A week ago, I wrote about the questions I’m wading through as a woman. “See, this place in history, in MY history as well as in our collective history, is tearing at the soul of woman.”
And then, this week I read this post from Ann Voskamp:
My initial reaction was heartbreak. An ache -for these girls, these mothers- that cannot be bottled up in language.
And what followed was a deep frustration that we are, that I am, asking questions about if women should preach or lead or have ambition while across the world and down the street little girls are being ripped open.
But, the questions of a woman’s worth, a woman’s ambition, a woman’s place in leadership matter because those little girls matter.
See, what we believe for our sisters in America, must also be what we believe for the little girl in Iraq. If you believe that your sister, your daughter, your friend, should have an opportunity to live in the fullness of who she was made to be, to follow her dreams, to be honored for the wisdom and ideas and creativity she brings to the world, then that should spill over to the girls in Iraq and Haiti, and Kenya, and India who are being bought and sold.
And the opposite is true as well. If we don’t think it is worth fighting for the little girl in Iraq, if she isn’t valuable enough to move us to action, then we have made evident what we believe about the worth and the place of a woman. If a sweet 9-year-old can be treated like property and ripped open and sewn up over and over and we look away, then we cannot honestly say we think women have value and should be allowed to pursue dreams.

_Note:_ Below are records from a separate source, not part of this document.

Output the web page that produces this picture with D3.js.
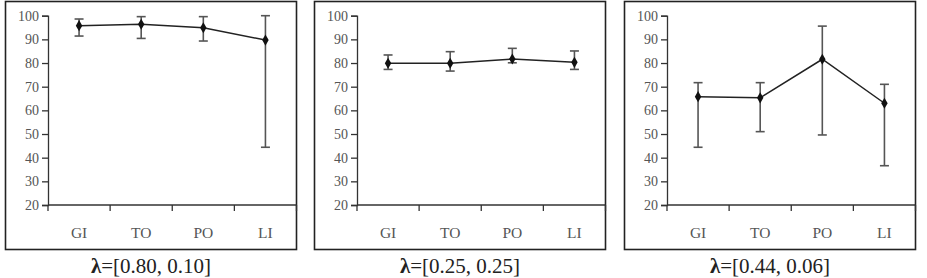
<!DOCTYPE html>
<html>
<head>
<meta charset="utf-8">
<script src="https://cdn.jsdelivr.net/npm/d3@7"></script>
<style>
  body { margin: 0; background: #fff; }
  svg { display: block; }
</style>
</head>
<body>
<svg id="chart"></svg>
<script>
const categories = ['GI', 'TO', 'PO', 'LI'];
const yTicks = [20, 30, 40, 50, 60, 70, 80, 90, 100];
const lambdas = ['0.80, 0.10', '0.25, 0.25', '0.44, 0.06'];

const mean1 = [95.8, 96.4, 94.9, 89.7];
const upper1 = [98.6, 99.6, 99.6, 100];
const lower1 = [91.4, 90.4, 89.3, 44.4];

const mean2 = [79.9, 79.9, 81.7, 80.3];
const upper2 = [83.4, 84.8, 86.2, 85.1];
const lower2 = [77.3, 76.6, 80.1, 77.3];

const mean3 = [65.8, 65.3, 81.6, 63.0];
const upper3 = [71.7, 71.7, 95.6, 71.0];
const lower3 = [44.4, 51.0, 49.6, 36.6];

const panels = [
    { lambda: lambdas[0], mean: mean1, upper: upper1, lower: lower1 },
    { lambda: lambdas[1], mean: mean2, upper: upper2, lower: lower2 },
    { lambda: lambdas[2], mean: mean3, upper: upper3, lower: lower3 }
];

const W = 927, H = 278;
const boxLefts = [5, 314, 624];
const boxW = 291, boxTop = 1, boxBottom = 249;
const axisOffset = 43;
const font = '"Liberation Serif", "Times New Roman", serif';

const svg = d3.select('#chart').attr('width', W).attr('height', H);

const yScale = d3.scaleLinear().domain([20, 100]).range([205, 15.7]);

panels.forEach((p, i) => {
    const left = boxLefts[i];
    const g = svg.append('g').attr('transform', `translate(${left},0)`);

    // frame
    g.append('rect')
        .attr('x', 0.5).attr('y', boxTop + 0.5)
        .attr('width', boxW).attr('height', boxBottom - boxTop)
        .attr('fill', 'none').attr('stroke', '#222').attr('stroke-width', 1.6);

    const xScale = d3.scaleBand().domain(categories).range([axisOffset, boxW + 0.5]);

    // y axis
    const ya = g.append('g').attr('transform', `translate(${axisOffset},0)`)
        .call(d3.axisLeft(yScale).tickValues(yTicks).tickSize(6).tickPadding(3));
    ya.select('.domain').attr('stroke', '#333').attr('stroke-width', 1.3);
    ya.selectAll('line').attr('stroke', '#333').attr('stroke-width', 1.3);
    ya.selectAll('text').attr('font-family', font).attr('font-size', 14).attr('fill', '#555');

    // x axis, ticks sit between categories
    const bounds = categories.map(c => xScale(c)).concat([xScale.range()[1]]);
    const xa = g.append('g').attr('transform', `translate(0,${yScale(20)})`);
    xa.append('line')
        .attr('x1', axisOffset).attr('x2', xScale.range()[1])
        .attr('stroke', '#333').attr('stroke-width', 1.3);
    xa.selectAll('.xt').data(bounds).enter().append('line')
        .attr('x1', d => d).attr('x2', d => d)
        .attr('y1', 0).attr('y2', 6)
        .attr('stroke', '#333').attr('stroke-width', 1.3);
    xa.selectAll('.xl').data(categories).enter().append('text')
        .attr('x', d => xScale(d) + xScale.bandwidth() / 2)
        .attr('y', 33)
        .attr('text-anchor', 'middle')
        .attr('font-family', font).attr('font-size', 15.5).attr('fill', '#555')
        .text(d => d);

    const cx = c => xScale(c) + xScale.bandwidth() / 2;

    // error bars
    const eb = g.append('g').attr('stroke', '#555').attr('stroke-width', 1.6);
    categories.forEach((c, j) => {
        eb.append('line').attr('x1', cx(c)).attr('x2', cx(c))
            .attr('y1', yScale(p.upper[j])).attr('y2', yScale(p.lower[j]));
        [p.upper[j], p.lower[j]].forEach(v => {
            eb.append('line').attr('x1', cx(c) - 4.5).attr('x2', cx(c) + 4.5)
                .attr('y1', yScale(v)).attr('y2', yScale(v));
        });
    });

    // mean line
    const line = d3.line().x((d, j) => cx(categories[j])).y(d => yScale(d));
    g.append('path').datum(p.mean).attr('d', line)
        .attr('fill', 'none').attr('stroke', '#222').attr('stroke-width', 1.5);

    g.selectAll('.pt').data(p.mean).enter().append('path')
        .attr('transform', (d, j) => `translate(${cx(categories[j])},${yScale(d)})`)
        .attr('d', d3.symbol().type(d3.symbolDiamond).size(36))
        .attr('fill', '#111');

    // caption
    const cap = svg.append('text')
        .attr('x', left + boxW / 2 + 0.5).attr('y', 273)
        .attr('text-anchor', 'middle')
        .attr('font-family', font).attr('font-size', 21).attr('fill', '#222');
    cap.append('tspan').attr('font-weight', 'bold').text('λ');
    cap.append('tspan').text(`=[${p.lambda}]`);
});
</script>
</body>
</html>
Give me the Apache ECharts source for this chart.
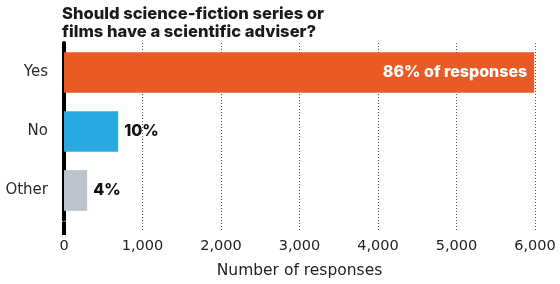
<!DOCTYPE html>
<html>
<head>
<meta charset="utf-8">
<script src="https://cdn.jsdelivr.net/npm/echarts@6/dist/echarts.min.js"></script>
<style>
  html, body { margin: 0; padding: 0; background: #fff; }
  #chart { width: 560px; height: 284px; }
</style>
</head>
<body>
<div id="chart"></div>
<script>
const categories = ['Yes', 'No', 'Other'];
const responses = [5990, 690, 295];
const barLabels = ['86% of responses', '10%', '4%'];
const barColors = ['#E95B24', '#29A9E1', '#BCC3CC'];
const xTicks = [0, 1000, 2000, 3000, 4000, 5000, 6000];

const boldFont = 'Inter, "Noto Sans", sans-serif';
const axisFont = '"DejaVu Sans", sans-serif';
const chart = echarts.init(document.getElementById('chart'));

chart.setOption({
  animation: false,
  title: {
    text: 'Should science-fiction series or\nfilms have a scientific adviser?',
    left: 57,
    top: 0,
    textStyle: { fontFamily: boldFont, fontSize: 16.6, fontWeight: 800, color: '#1a1a1a', lineHeight: 18 }
  },
  grid: { left: 64, right: 25, top: 43, height: 181 },
  xAxis: {
    type: 'value',
    min: xTicks[0],
    max: xTicks[xTicks.length - 1],
    interval: 1000,
    name: 'Number of responses',
    nameLocation: 'middle',
    nameGap: 43,
    nameTextStyle: { fontFamily: axisFont, fontSize: 15.5, color: '#222' },
    axisLine: { show: false },
    axisTick: { show: true, length: 11, lineStyle: { color: '#555', type: [1, 2] } },
    axisLabel: {
      margin: 19,
      fontFamily: axisFont, fontSize: 14.5, color: '#222',
      formatter: v => v.toLocaleString('en-US')
    },
    splitLine: { show: true, lineStyle: { color: '#555', type: [1, 2] } }
  },
  yAxis: {
    type: 'category',
    data: categories,
    inverse: true,
    axisLine: { lineStyle: { color: '#000', width: 4 } },
    axisTick: { length: 8, lineStyle: { color: '#444', width: 1.5 } },
    axisLabel: { margin: 16, fontFamily: axisFont, fontSize: 15, color: '#2a2a2a' }
  },
  series: [{
    type: 'bar',
    barWidth: '69%',
    z: 1,
    data: responses.map((v, i) => ({
      value: v,
      itemStyle: { color: barColors[i] },
      label: i === 0
        ? { show: true, position: 'insideRight', distance: 7, formatter: barLabels[i], color: '#fff', fontWeight: 800, fontSize: 16, fontFamily: boldFont }
        : { show: true, position: 'right', distance: 6, formatter: barLabels[i], color: '#111', fontWeight: 800, fontSize: 16, fontFamily: boldFont }
    }))
  }]
});

// extend the vertical axis line down past the plot area like the original
const p0 = chart.convertToPixel({ gridIndex: 0 }, [0, categories.length - 1]);
const bottomY = 43 + 181;
chart.setOption({
  graphic: [{
    type: 'line',
    shape: { x1: p0[0], y1: bottomY - 2, x2: p0[0], y2: bottomY + 11 },
    style: { stroke: '#000', lineWidth: 4 },
    z: 10
  }]
});
</script>
</body>
</html>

And even beyond the church, if as women we want to demand the freedom to love who we want, pursue the careers that we want, do what we choose with our bodies, but we won’t fight the same battles for our sisters who cannot fight for themselves, we are the most pitiful and useless of warriors.
I don’t agree with every battle women are fighting. I don’t agree with every choice every woman makes. I cannot definitively say I am certain of the right answers. But, I do believe that every woman is beautifully and intentionally created by God and as such has an intrinsic, immeasurable worth and we cannot sit silent while our daughters are suffering.